US president Joe Biden welcomed the decision and said it was an important step towards building a more integrated and stable Middle East region.

“Today, I will be the first president of the United States to fly from Israel to Jeddah, Saudi Arabia,” Biden said in a statement.

“As we mark this important moment, Saudi Arabia’s decision can help build momentum toward Israel’s further integration into the region, including with Saudi Arabia.”

Biden, who has been visiting Israel and Palestine as part of his tour, will fly from Tel Aviv to Jeddah tonight in what will mark the first time a US president has flown directly from Israel to Saudi Arabia. 

The announcement secures Biden tangible progress on normalising ties between Saudi and Israel ahead of his planned visit to the kingdom.

However, despite the absence of formal ties, Saudi Arabia has unofficially been allowing the use of its airspace for flights between Israel, the UAE and Bahrain since its two Gulf neighbours established diplomatic ties with Israel in 2020 under the Abraham Accords. 

While today’s airspace announcement suggests that relations between the two countries are warming up, the ruling notably stops short of permitting Israeli planes to land in the kingdom. 

Earlier on Thursday a US official told Reuters that Saudi Arabia would also soon permit direct charter flights from Israel for Muslims participating in the annual hajj pilgrimage in Mecca.

“As far as I can see this isn’t open skies as such, but the full opening of Saudi controlled airspace only,” an independent aviation consultant and former Middle East president of The Jetsets, John Brayford, told AGBI. “It is a step towards normalisation of civil aviation.” 

Politics aside, the move will have commercial implications for the aviation industry, reducing flight times from Asia to Israel – airlines serving those routes will no longer be required to take long detours around Saudi Arabia en route to Israel.

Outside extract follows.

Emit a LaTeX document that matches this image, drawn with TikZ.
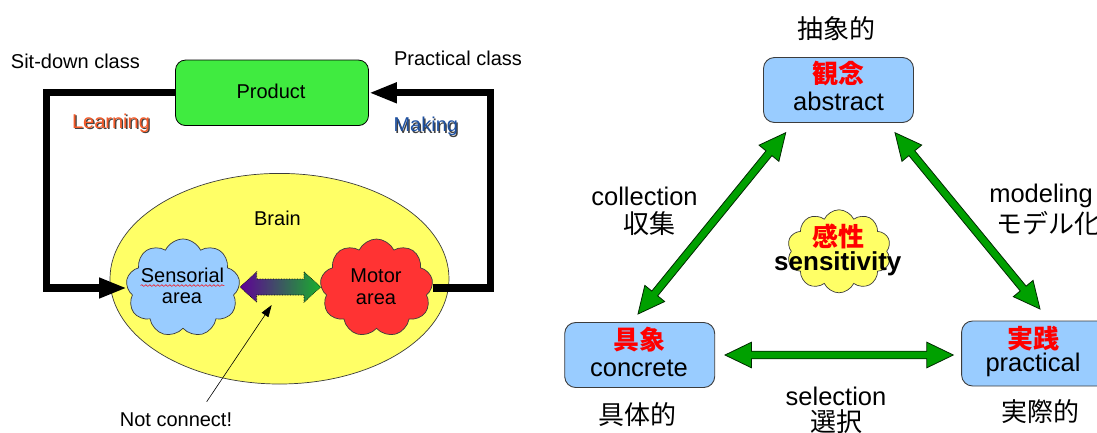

Saudi’s GACA was keen to stress how the move will boost the kingdom’s aviation standing in a global context. 

The decision will “complement the efforts aimed at consolidating the kingdom’s position as a global hub connecting three continents and to enhance international air connectivity,” GACA said in a statement.

However, aviation experts were more subdued in their analysis of how transformative the move will be. 

“Saudi Arabia cannot be a hub without this step of allowing overflight, and more importantly landing rights, but building a hub will take time and connections and destinations on both sides of the hub,” Andrew Charlton, managing director of consultancy Aviation Advocacy, said. “That is a long-term project.” 

“This is a step in the right direction rather than a leap in terms of progress,” added Brayford. 

“Perhaps the word ‘hub’ is being overused in this context. Hub and spoke networks, of which the region has two world class ones in Doha and Dubai, need a major national airline to make them work,” Brayford said.

“Whilst Saudia is a strong regional airline, it has nothing like the network of either Emirates or Qatar Airways. To develop a hub with foreign carriers as a significant contributor is very unlikely.”